As an office user Alice, I want to open documented XXX stored on NAS Foo at Foo.net in application Bar at bar.com.

To do that, in application Bar user clicks on "Open File" button, then in dialog she selects "NAS" tab, then selects Foo, then selects file XXX.

When the file is selected, NAS Foo forms a one-time URL for the file, like davs://foo.net/u/alice/d/xxx.docx?otp=1234567890abcdef. This URL is invisible to user, unless she explicitly asks for it.

Application Bar receives this URL from the user browser and tries to open it.

NAS Foo shows popup to user about "Application Bar at Bar.com [LOGO] tries to open document xxx.docx.
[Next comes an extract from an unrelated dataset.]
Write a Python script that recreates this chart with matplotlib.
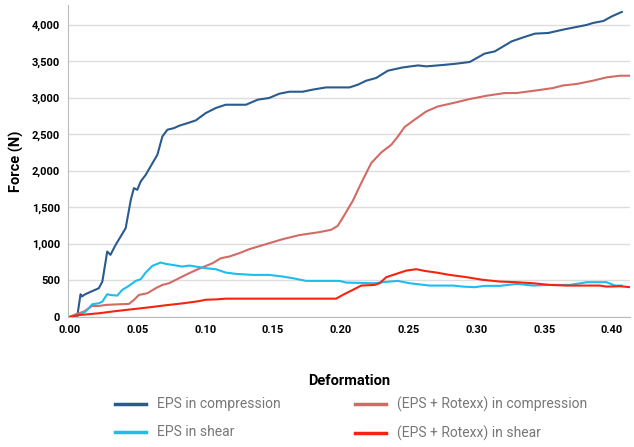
import matplotlib.pyplot as plt
from matplotlib.ticker import FuncFormatter

# EPS in compression
eps_comp_x = [0, 0.0054, 0.0079, 0.009, 0.0104, 0.0125, 0.0214, 0.024, 0.0276, 0.030, 0.0338, 0.0375,
              0.0412, 0.045, 0.0473, 0.0498, 0.0523, 0.056, 0.061, 0.0646, 0.0683, 0.072, 0.077, 0.0806,
              0.087, 0.093, 0.1003, 0.1078, 0.115, 0.13, 0.1386, 0.147, 0.1546, 0.162, 0.1718, 0.179,
              0.189, 0.2064, 0.2125, 0.2187, 0.226, 0.2347, 0.2458, 0.257, 0.263, 0.2754, 0.2853, 0.2951,
              0.306, 0.3136, 0.326, 0.3346, 0.3432, 0.353, 0.364, 0.3814, 0.386, 0.3937, 0.40, 0.4073]
eps_comp_y = [0, 0, 310, 280, 300, 320, 393, 484, 895, 850, 986, 1100,
              1215, 1603, 1763, 1740, 1854, 1945, 2105, 2219, 2470, 2562, 2585, 2616,
              2653, 2690, 2790, 2860, 2904, 2904, 2973, 2996, 3055, 3082, 3082, 3110,
              3141, 3141, 3178, 3233, 3270, 3370, 3415, 3442, 3429, 3448, 3466, 3489,
              3603, 3634, 3771, 3826, 3877, 3886, 3932, 3996, 4023, 4050, 4114, 4174]

# (EPS + Rotexx) in compression
rot_comp_x = [0, 0.003, 0.0104, 0.0165, 0.0214, 0.0264, 0.0362, 0.0436, 0.0473, 0.051, 0.0572, 0.0634,
              0.0683, 0.0732, 0.0806, 0.088, 0.0954, 0.1053, 0.1115, 0.1176, 0.125, 0.1324, 0.1448, 0.157,
              0.1694, 0.184, 0.1928, 0.1977, 0.2027, 0.2088, 0.215, 0.2224, 0.2298, 0.2372, 0.2421, 0.247,
              0.2544, 0.263, 0.2717, 0.2828, 0.2951, 0.3075, 0.321, 0.3297, 0.3444, 0.3567, 0.364, 0.374,
              0.386, 0.396, 0.406, 0.4135]
rot_comp_y = [0, 27, 73, 150, 150, 164, 173, 178, 233, 301, 324, 393,
              438, 461, 530, 598, 660, 735, 804, 826, 872, 927, 996, 1064,
              1120, 1160, 1192, 1247, 1397, 1589, 1831, 2105, 2251, 2356, 2470, 2598,
              2699, 2812, 2881, 2927, 2982, 3027, 3064, 3064, 3100, 3133, 3168, 3188,
              3233, 3278, 3301, 3301]

# EPS in shear
eps_shear_x = [0, 0.0067, 0.0116, 0.0165, 0.0214, 0.024, 0.0276, 0.030, 0.035, 0.0387, 0.0436, 0.0486,
               0.0523, 0.056, 0.0609, 0.067, 0.0708, 0.0757, 0.083, 0.088, 0.093, 0.1003, 0.1078, 0.115,
               0.1226, 0.1349, 0.147, 0.157, 0.1645, 0.1743, 0.199, 0.204, 0.2249, 0.231, 0.242, 0.2507,
               0.2655, 0.2828, 0.290, 0.2988, 0.306, 0.3173, 0.3297, 0.342, 0.354, 0.369, 0.3814, 0.396,
               0.4024, 0.4073]
eps_shear_y = [0, 27, 73, 173, 187, 210, 311, 300, 292, 370, 425, 493,
               516, 607, 699, 744, 726, 712, 689, 703, 689, 667, 653, 607,
               589, 575, 575, 553, 530, 493, 493, 470, 461, 475, 493, 461,
               429, 429, 415, 407, 425, 425, 452, 429, 438, 438, 475, 475,
               429, 429]

# (EPS + Rotexx) in shear
rot_shear_x = [0, 0.0067, 0.0214, 0.034, 0.046, 0.058, 0.071, 0.083, 0.095, 0.1003, 0.108, 0.115,
               0.1694, 0.1965, 0.2014, 0.2088, 0.215, 0.2249, 0.2286, 0.2335, 0.2409, 0.2483, 0.2557, 0.2618,
               0.2705, 0.2803, 0.2927, 0.305, 0.3173, 0.3297, 0.342, 0.354, 0.3666, 0.391, 0.396, 0.406,
               0.4135]
rot_shear_y = [0, 25, 50, 80, 105, 130, 160, 185, 215, 235, 240, 250,
               250, 250, 301, 370, 429, 438, 461, 544, 589, 634, 653, 630,
               607, 575, 544, 507, 484, 475, 461, 438, 429, 429, 415, 420,
               407]

series = [
    ("EPS in compression", eps_comp_x, eps_comp_y, "#2a5b8f"),
    ("(EPS + Rotexx) in compression", rot_comp_x, rot_comp_y, "#d46a64"),
    ("EPS in shear", eps_shear_x, eps_shear_y, "#1ebcef"),
    ("(EPS + Rotexx) in shear", rot_shear_x, rot_shear_y, "#f4240f"),
]

plt.rcParams['font.family'] = ['Roboto', 'DejaVu Sans']

fig = plt.figure(figsize=(6.34, 4.47), dpi=100)
ax = fig.add_axes([0.108, 0.291, 0.886, 0.698])

handles = []
for name, xs, ys, col in series:
    ln, = ax.plot(xs, ys, color=col, lw=1.5, label=name)
    handles.append(ln)

ax.set_xlim(-0.001, 0.4135)
ax.set_ylim(0, 4270)
ax.set_xticks([0, 0.05, 0.10, 0.15, 0.20, 0.25, 0.30, 0.35, 0.40])
ax.set_yticks(range(0, 4001, 500))
ax.xaxis.set_major_formatter(FuncFormatter(lambda v, p: f"{v:.2f}"))
ax.yaxis.set_major_formatter(FuncFormatter(lambda v, p: f"{int(v):,}"))
ax.tick_params(length=0, labelsize=8, pad=6)
for lab in ax.get_xticklabels() + ax.get_yticklabels():
    lab.set_fontweight('bold')
ax.grid(axis='y', color='#dddddd', lw=1)
ax.set_axisbelow(True)
for s in ['top', 'right']:
    ax.spines[s].set_visible(False)
for s in ['left', 'bottom']:
    ax.spines[s].set_color('#bbbbbb')

ax.set_xlabel("Deformation", fontsize=10.5, fontweight='bold', labelpad=28)
ax.set_ylabel("Force (N)", fontsize=10.5, fontweight='bold', labelpad=6)

# legend fills column by column, so reorder to get row-major layout
order = [handles[0], handles[2], handles[1], handles[3]]
leg = fig.legend(order, [h.get_label() for h in order], ncol=2, loc='center',
                 bbox_to_anchor=(0.554, 0.063), frameon=False, fontsize=10,
                 handlelength=2.2, handletextpad=0.8, columnspacing=5.4,
                 labelspacing=1.0, labelcolor='#777777')
for h in leg.get_lines():
    h.set_linewidth(2.5)

fig.savefig("out.png", dpi=100)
Allow? [O]nce, [A]llways, [C]ancel".

When Alice presses Once, a temporary password is generated and securely shared between Foo.net and Bar.com for the next 12h.

Now, application Bar.com can read and write document xxx.docx freely. At each read, NAS stores a record in a log about access to the document. At each write, NAS creates a new revision of the document and backups it.

Application Bar.com has no access to other files except for those selected by Alice. NAS Foo automatically revokes access of Bar.com to all files after a period of inactivity (month?).

In this case, service Bar.com cannot force Alice to pay for service just because their app contains some important documents in storage. Bar.com cannot pass those document to third party actor, like government, police, etc.